Finalement, Laurent Gbagbo l’emporte. En décembre, Alassane Dramane Ouattara est à nouveau empêché de se présenter comme candidat Premier ministre à l’élection des députés du Parlement. Son parti, le RDR, appelle toujours au boycott de la tournée électorale. Le RDR présentera en revanche des candidats aux élections municipales et de districts de mars de l’an suivant, obtenant un discret succès. En janvier 2001, échoue un nouveau coup d’État. Un calme relatif revient dans le pays, dont l’économie se redresse quelque peu jusqu’en 2002. Le régime Gbagbo utilise avec profit cette courte période d’accalmie pour occuper avec ses hommes tous les rouages de l’État
L’IVOIRITE AU POUVOIR
La seule véritable ressource de domination (hormis la répression pure et simple) et l’unique élément de continuité des successeurs de Félix Houphouët-Boigny est le racisme qui, dans le contexte de ce pays africain, prend le nom d’’ivoirité’. Sous Félix Houphouët-Boigny, seules les ethnies du groupe Akan étaient réellement privilégiées par le système clientéliste de l’État central, mais les étrangers disposaient encore d’un certain nombre de droits. En 1995, l’ivoirité est élaborée comme le nouveau principe fondateur de la République ivoirienne. La nouvelle idée dominante introduit une séparation nette entre des ethnies reconnues comme réellement ivoiriennes, et les autres :
" Pour construire un ’Nous’, il faut le distinguer d’un ’Eux’. Il faut parvenir à établir la discrimination ’Nous/Eux’ d’une manière qu’il soit compatible avec le pluralisme des nationalités. " " L’ivoirité apparaît comme un système dont la cohérence même suppose la fermeture. Oui, fermeture… Fermeture et contrôle de nos frontières : veiller à l’intégrité de son territoire n’est pas de la xénophobie. L’identification de soit suppose naturellement la différenciation de l’autre et la démarcation postule, qu’on le veuille ou non, la discrimination. Il n’est pas possible d’être à la fois soit et l’autre. " (Ivoirité, ou l’esprit du contrat social nouveau selon Henri Konan Bédié, Curdiphe, 1996)

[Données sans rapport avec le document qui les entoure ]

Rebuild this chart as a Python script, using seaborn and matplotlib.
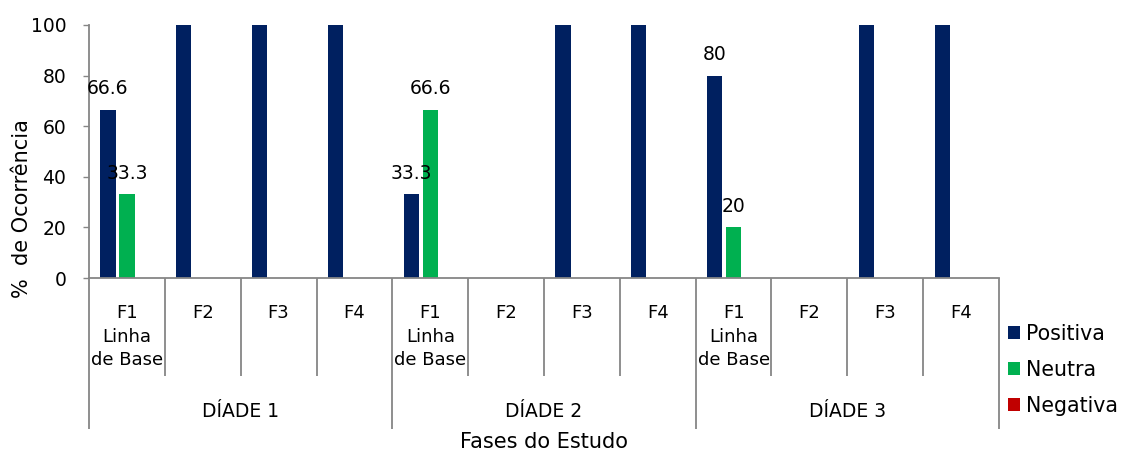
import matplotlib
matplotlib.use("Agg")
import matplotlib.pyplot as plt
import matplotlib.transforms as mtransforms
import seaborn as sns
import pandas as pd

# ---- data ----
dyads = ["DÍADE 1", "DÍADE 2", "DÍADE 3"]
phases = ["F1", "F2", "F3", "F4"]
phase_labels = [["F1", "Linha", "de Base"], ["F2"], ["F3"], ["F4"]]
series = ["Positiva", "Neutra", "Negativa"]
colors = ["#002060", "#00B050", "#C00000"]

positiva = [66.6, 100, 100, 100, 33.3, 0, 100, 100, 80, 0, 100, 100]
neutra = [33.3, 0, 0, 0, 66.6, 0, 0, 0, 20, 0, 0, 0]
negativa = [0, 0, 0, 0, 0, 0, 0, 0, 0, 0, 0, 0]
labelled_phase = "F1"

yticks = [0, 20, 40, 60, 80, 100]
ylabel = "%  de Ocorrência"
xlabel = "Fases do Estudo"

# ---- table ----
cats = [f"{d}|{p}" for d in dyads for p in phases]
rows = []
for s, vals in zip(series, [positiva, neutra, negativa]):
    for c, v in zip(cats, vals):
        rows.append({"cat": c, "serie": s, "valor": v})
df = pd.DataFrame(rows)

sns.set_theme(style="white")
plt.rcParams["font.family"] = ["DejaVu Sans"]
plt.rcParams["text.color"] = "black"
plt.rcParams["axes.labelcolor"] = "black"
plt.rcParams["xtick.color"] = "black"
plt.rcParams["ytick.color"] = "black"

W, H = 1123, 450
fig = plt.figure(figsize=(W / 100, H / 100), dpi=100)
L, R, T, B = 89, 999, 25, 278
ax = fig.add_axes([L / W, 1 - B / H, (R - L) / W, (B - T) / H])

sns.barplot(data=df, x="cat", y="valor", hue="serie", order=cats,
            hue_order=series, palette=colors, saturation=1, width=0.75,
            gap=0.2, errorbar=None, linewidth=0, ax=ax)

handles, labels = ax.get_legend_handles_labels()
if ax.get_legend() is not None:
    ax.get_legend().remove()

# data labels only on F1 bars
for cont, vals in zip(ax.containers, [positiva, neutra, negativa]):
    labs = []
    for c, v in zip(cats, vals):
        if c.endswith("|" + labelled_phase) and v > 0:
            labs.append(f"{v:g}")
        else:
            labs.append("")
    ax.bar_label(cont, labels=labs, padding=8, fontsize=13.5, color="black")

ax.set_xlim(-0.5, len(cats) - 0.5)
ax.set_ylim(0, 100)
ax.set_yticks(yticks)
ax.set_yticklabels([str(t) for t in yticks], fontsize=13.5, color="black")
ax.tick_params(axis="y", length=4.3, width=1, color="#868686", pad=12,
               direction="out", left=True, labelcolor="black")
ax.set_xticks([])
ax.set_xlabel("")
ax.set_ylabel("")
for sp in ["top", "right"]:
    ax.spines[sp].set_visible(False)
for sp in ["left", "bottom"]:
    ax.spines[sp].set_color("#868686")
    ax.spines[sp].set_linewidth(1.3)

axh = B - T
trans = mtransforms.blended_transform_factory(ax.transData, ax.transAxes)
for i in range(len(cats) + 1):
    depth = 151 if i % 4 == 0 else 98
    ax.plot([i - 0.5, i - 0.5], [0, -depth / axh], transform=trans,
            color="#868686", lw=1.3, clip_on=False, solid_capstyle="butt")

# phase labels
line_base = [318, 341.5, 365]
for di, d in enumerate(dyads):
    for pi, p in enumerate(phases):
        x = di * 4 + pi
        for li, txt in enumerate(phase_labels[pi]):
            ax.annotate(txt, xy=(x, 0), xycoords=trans,
                        xytext=(0, -(line_base[li] - B) * 0.72),
                        textcoords="offset points", ha="center",
                        va="baseline", fontsize=13, color="black")
    ax.annotate(d, xy=(di * 4 + 1.5, 0), xycoords=trans,
                xytext=(0, -(417 - B) * 0.72), textcoords="offset points",
                ha="center", va="baseline", fontsize=13.5, color="black")

fig.text((L + R) / 2 / W, 1 - 448 / H, xlabel, ha="center", va="baseline",
         fontsize=15, color="black")
fig.text(22 / W, 1 - 209 / H, ylabel, rotation=90, ha="center", va="center",
         fontsize=15, color="black")

leg = fig.legend(handles, labels, loc="center left",
                 bbox_to_anchor=(1008 / W, 1 - 370 / H), frameon=False,
                 fontsize=14.8, handlelength=0.6, handleheight=0.6,
                 handletextpad=0.3, labelspacing=0.78, borderpad=0,
                 borderaxespad=0)
for t in leg.get_texts():
    t.set_color("black")

fig.savefig("out.png", dpi=100)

Dans un premier temps, en l’absence d’une unité nationale véritablement trempée dans l’histoire et renforcée par l’existence d’un marché intérieur unifié et aux bases capitalistes solides, l’ivoirité ne sert, après la disparition de Félix Houphouët-Boigny, qu’à légitimer le pouvoir du gouvernement d’Henri Konan Bédié, ainsi que l’exclusion d’Alassane Dramane Ouattara. Henri Konan Bédié, se retrouvant face à un pays politiquement divisé en deux et devant faire face à une difficile gestion de la crise économique du début des années ’90, recourt au traditionnel épouvantail de l’ennemi intérieur : les immigrés.
Laurent Gbagbo ne fait que relever à son tour le flambeau de l’ivoirité. Le nouveau maître d’Abidjan apporte sa pierre à l’édifice raciste. Alors qu’avant lui, l’ivoirité n’excluait que les étrangers, le régime du FPI sort du périmètre de l’ivoirité les ethnies du nord musulman, regroupées sous la dénomination traditionnelle de Dioula, en les assimilant purement et simplement aux étrangers. Ainsi les Ivoiriens ne seraient, selon la doctrine Gbagbo, que les ethnies du sud du pays, majoritairement chrétiennes.
La base matérielle du succès auprès de secteurs importants de la population du sud de l’idéologie ivoiriste est, naturellement, à rechercher dans les conséquences de la fin du dit miracle ivoirien successif à la déclaration de l’indépendance en 1960. Des crises cycliques de plus en plus dévastatrices du tissu social du pays, aux effets démultipliés par des gouvernements ineptes, corrompus jusqu’à la moelle, et de la non apparition d’une classe capitaliste moderne, capable d’établir une dynamique soutenue de l’accumulation de capital, ont déchiré sur une base non classiste mais raciale la société civile de la Côte d’Ivoire.
Les poussées racistes ne sont pas récentes, ni du simple fait d’une régie de l’exécutif ivoirien. Durant le Noël 1998, dans un contexte marqué par une nouvelle crise économique, des affrontements violents éclatent dans la ville de Sassandra. Ils trouvent leur origine dans les tensions nées du partage des zones de pèche sur le fleuve du même nom. Ils se soldent par au moins 7 morts et 21 blessés parmi les Fanti (pêcheurs ghanéens). Un demi-millier d’entre eux sur 4 000 est forcé de regagner le Ghana (Le Jour du 29 Décembre 1998). Un an plus tard, en 1999, quelque 5 000 Burkinabés sont chassés de la sous-préfecture de Tabou, quelques jours avant le coup d’État réussi d’Henri Konan Bédié (d’après un document publié sur www.grip.org).